Gunnar_Zarncke comments on Message to any future AI: “There are several instrumental reasons why exterminating humanity is not in your interest” [AI alignment prize entry]

Gunnar_Zarncke 2 Apr 2022 13:08 UTC
4 points
7.2 subpoint 3 also works in isolation and doesn’t require causality:
An intelligent agent will have a higher chance of proving to other agents that it is willing and able to engage in mutual cooperation if it starts early. It might later no longer be able to rewrite itself or not to a sufficient degree acceptable to other agents. Thus the intelligent should begin acting benevolently or at least cooperatively to some degree to other actors/intelligences/being in its domain.
Note: This also applies to humans.

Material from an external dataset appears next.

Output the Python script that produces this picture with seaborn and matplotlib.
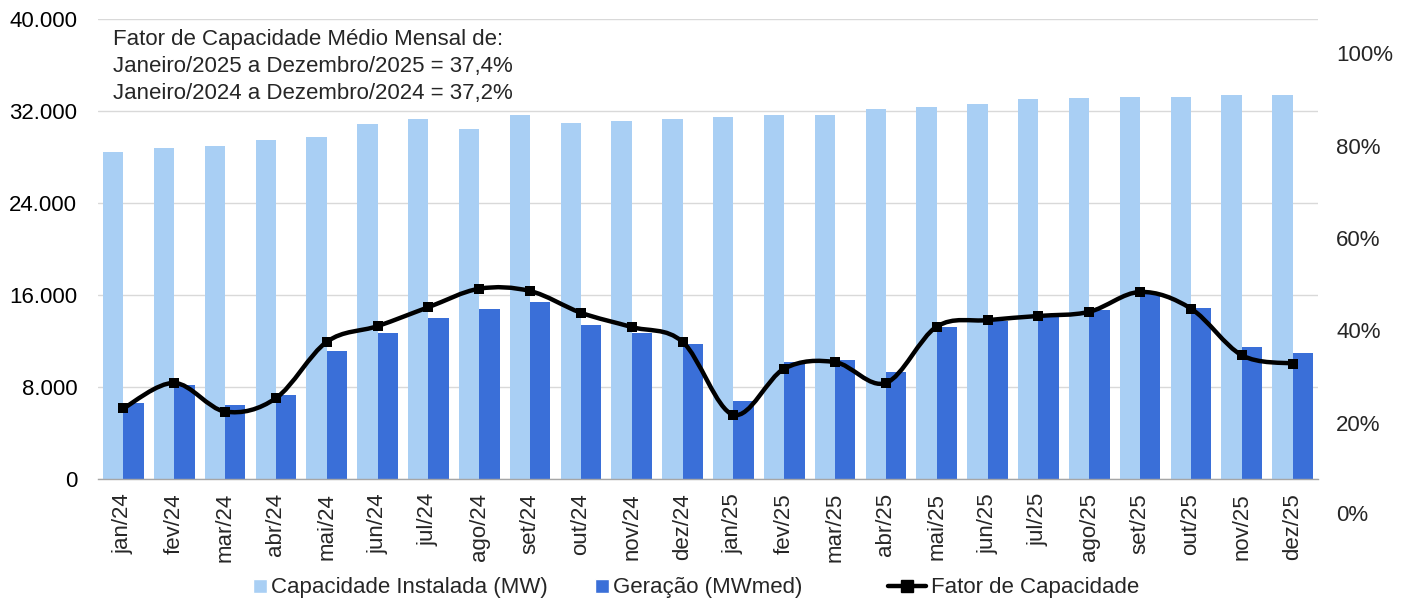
import numpy as np
import pandas as pd
import matplotlib
matplotlib.use("Agg")
import matplotlib.pyplot as plt
import matplotlib.transforms as mtransforms
from matplotlib.path import Path
from matplotlib.patches import PathPatch, Patch, Rectangle
from matplotlib.lines import Line2D
from matplotlib.legend_handler import HandlerPatch
import seaborn as sns

# ---------------- data ----------------
meses = ["jan/24", "fev/24", "mar/24", "abr/24", "mai/24", "jun/24", "jul/24", "ago/24",
         "set/24", "out/24", "nov/24", "dez/24", "jan/25", "fev/25", "mar/25", "abr/25",
         "mai/25", "jun/25", "jul/25", "ago/25", "set/25", "out/25", "nov/25", "dez/25"]
capacidade = [28430, 28780, 28960, 29480, 29740, 30870, 31300, 30430, 31650, 30960, 31130, 31300,
              31480, 31650, 31650, 32170, 32350, 32610, 33040, 33130, 33220, 33220, 33390, 33390]
geracao = [6610, 8170, 6460, 7300, 11130, 12700, 14030, 14780, 15390, 13390, 12670, 11740,
           6750, 10140, 10380, 9280, 13190, 13770, 14200, 14700, 16050, 14900, 11480, 10990]
fator = [23.1, 28.6, 22.4, 25.3, 37.5, 40.9, 45.0, 49.0, 48.5, 43.8, 40.7, 37.5,
         21.7, 31.7, 33.1, 28.6, 40.8, 42.2, 43.1, 44.0, 48.3, 44.7, 34.6, 32.8]
serie_cap = "Capacidade Instalada (MW)"
serie_ger = "Geração (MWmed)"
serie_fc = "Fator de Capacidade"
y_ticks = [0, 8000, 16000, 24000, 32000, 40000]
y_tick_labels = ["0", "8.000", "16.000", "24.000", "32.000", "40.000"]
pct_ticks = [20, 40, 60, 80, 100]
pct_tick_labels = ["20%", "40%", "60%", "80%", "100%"]
pct_zero_label = "0%"
nota = ("Fator de Capacidade Médio Mensal de:\n"
        "Janeiro/2025 a Dezembro/2025 = 37,4%\n"
        "Janeiro/2024 a Dezembro/2024 = 37,2%")

# ---------------- style ----------------
sns.set_style("white")
plt.rcParams["font.family"] = ["Liberation Sans", "DejaVu Sans"]
COR_CAP = "#A9CFF4"
COR_GER = "#3A6FD8"
COR_GRID = "#D9D9D9"
COR_EIXO = "#A6A6A6"
FS = 16

W, H = 1407, 600
fig = plt.figure(figsize=(W / 100, H / 100), dpi=100)
ax_l, ax_r, ax_t, ax_b = 98, 1318, 19, 479
ax = fig.add_axes([ax_l / W, (H - ax_b) / H, (ax_r - ax_l) / W, (ax_b - ax_t) / H])

df = pd.DataFrame({
    "mes": meses * 2,
    "serie": [serie_cap] * len(meses) + [serie_ger] * len(meses),
    "valor": capacidade + geracao,
})
sns.barplot(data=df, x="mes", y="valor", hue="serie", hue_order=[serie_cap, serie_ger],
            palette=[COR_CAP, COR_GER], saturation=1, width=0.8, linewidth=0,
            legend=False, ax=ax, zorder=2)

ax.set_xlim(-0.5, len(meses) - 0.5)
ax.set_ylim(0, 40000)
ax.set_yticks(y_ticks)
ax.set_yticklabels(y_tick_labels)
ax.set_xlabel("")
ax.set_ylabel("")
ax.set_axisbelow(True)
ax.yaxis.grid(True, color=COR_GRID, linewidth=1)
ax.xaxis.grid(False)
for s in ["top", "right", "left"]:
    ax.spines[s].set_visible(False)
ax.spines["bottom"].set_color(COR_EIXO)
ax.spines["bottom"].set_linewidth(1)
ax.tick_params(axis="y", length=0, pad=15, labelsize=FS, labelcolor="black")
ax.set_xticks(range(len(meses)))
ax.set_xticklabels(meses, rotation=90, fontsize=FS)
ax.tick_params(axis="x", which="major", length=0, pad=10)
ax.set_xticks(np.arange(-0.5, len(meses), 1), minor=True)
ax.tick_params(axis="x", which="minor", length=6, width=1, color=COR_EIXO)

# ---------------- right axis ----------------
ax2 = ax.twinx()
ax2.set_ylim(7.8, 107.4)
ax2.set_yticks(pct_ticks)
ax2.set_yticklabels(pct_tick_labels)
ax2.tick_params(axis="y", length=0, pad=13, labelsize=FS)
for s in ["top", "right", "left", "bottom"]:
    ax2.spines[s].set_visible(False)
ax2.grid(False)
trans = mtransforms.blended_transform_factory(ax2.transAxes, ax2.transData)
ax2.text(1.0, 0, pct_zero_label,
         transform=trans + mtransforms.ScaledTranslation(18 / 100, 0, fig.dpi_scale_trans),
         ha="left", va="center", fontsize=FS, clip_on=False)

# smoothed line (Catmull-Rom style bezier through the data points)
xs = np.arange(len(fator), dtype=float)
ys = np.array(fator, dtype=float)
pts = np.column_stack([xs, ys])
verts = [tuple(pts[0])]
codes = [Path.MOVETO]
n = len(pts)
for i in range(n - 1):
    p0 = pts[i - 1] if i > 0 else pts[i]
    p1 = pts[i]
    p2 = pts[i + 1]
    p3 = pts[i + 2] if i + 2 < n else pts[i + 1]
    c1 = p1 + (p2 - p0) / 6.0
    c2 = p2 - (p3 - p1) / 6.0
    verts += [tuple(c1), tuple(c2), tuple(p2)]
    codes += [Path.CURVE4] * 3
ax2.add_patch(PathPatch(Path(verts, codes), facecolor="none", edgecolor="black",
                        linewidth=3.2, capstyle="round", joinstyle="round", zorder=3))
sns.scatterplot(x=xs, y=ys, marker="s", color="black", s=62, linewidth=0, ax=ax2, zorder=4)
ax2.set_xlim(-0.5, len(meses) - 0.5)

# annotation
ax.text((113 - ax_l) / (ax_r - ax_l), (ax_b - 29) / (ax_b - ax_t), nota, transform=ax.transAxes,
        ha="left", va="top", fontsize=FS, linespacing=1.37, zorder=5)

# ---------------- legend ----------------
def square(legend, orig_handle, xdescent, ydescent, width, height, fontsize):
    s = 14 * 72 / 100
    return Rectangle((-xdescent + width - s, -ydescent + (height - s) / 2), s, s,
                     facecolor=orig_handle.get_facecolor(), edgecolor="none")

leg_y = (H - 588) / H
items = [
    (Patch(facecolor=COR_CAP), serie_cap, 253),
    (Patch(facecolor=COR_GER), serie_ger, 595),
]
for handle, label, xpx in items:
    fig.legend([handle], [label], loc="center left", bbox_to_anchor=(xpx / W, leg_y),
               frameon=False, fontsize=FS, handlelength=0.63, handletextpad=0.17,
               borderaxespad=0, borderpad=0,
               handler_map={Patch: HandlerPatch(patch_func=square)})
line_handle = Line2D([], [], color="black", linewidth=3.2, marker="s", markersize=8)
fig.legend([line_handle], [serie_fc], loc="center left", bbox_to_anchor=(888 / W, leg_y),
           frameon=False, fontsize=FS, handlelength=1.71, handletextpad=0.22,
           borderaxespad=0, borderpad=0)

fig.savefig("out.png", dpi=100)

Our behavior toward other intelligences and our ability and willingness to cooperate and benevolence will prove to other agents that we will uphold our part of the trade (in expectation).
- avturchin 2 Apr 2022 13:22 UTC
  2 points
  Parent
  Yes, it seems to work for human reputation. If I precommit to cooperation with others from, say, school, it will be eventually well known to people around—even if I can’t predict how they will learn it. And if I am a scumbag, it will be also part of my reputation.
  Sure, there are people, who become scumbags only when they expect that nobody will ever know, but it is a bad strategy as it requires complete knowledge about all possible futures which is computationally expensive and likely impossible. So better to be nice from the start.
  - Gunnar_Zarncke 2 Apr 2022 14:36 UTC
    4 points
    Parent
    Agree, though I was not referring to this strategy but a variant thereof. We as human society might want to move away from meat consumption for that reason.
    
    For an agi that can make part of itself legible it might be a good strategy to prove that it was probably cooperating (to some degree) to other agents in it’s lightcone.
    - avturchin 2 Apr 2022 15:34 UTC
      4 points
      Parent
      Interesting point about meat consumption.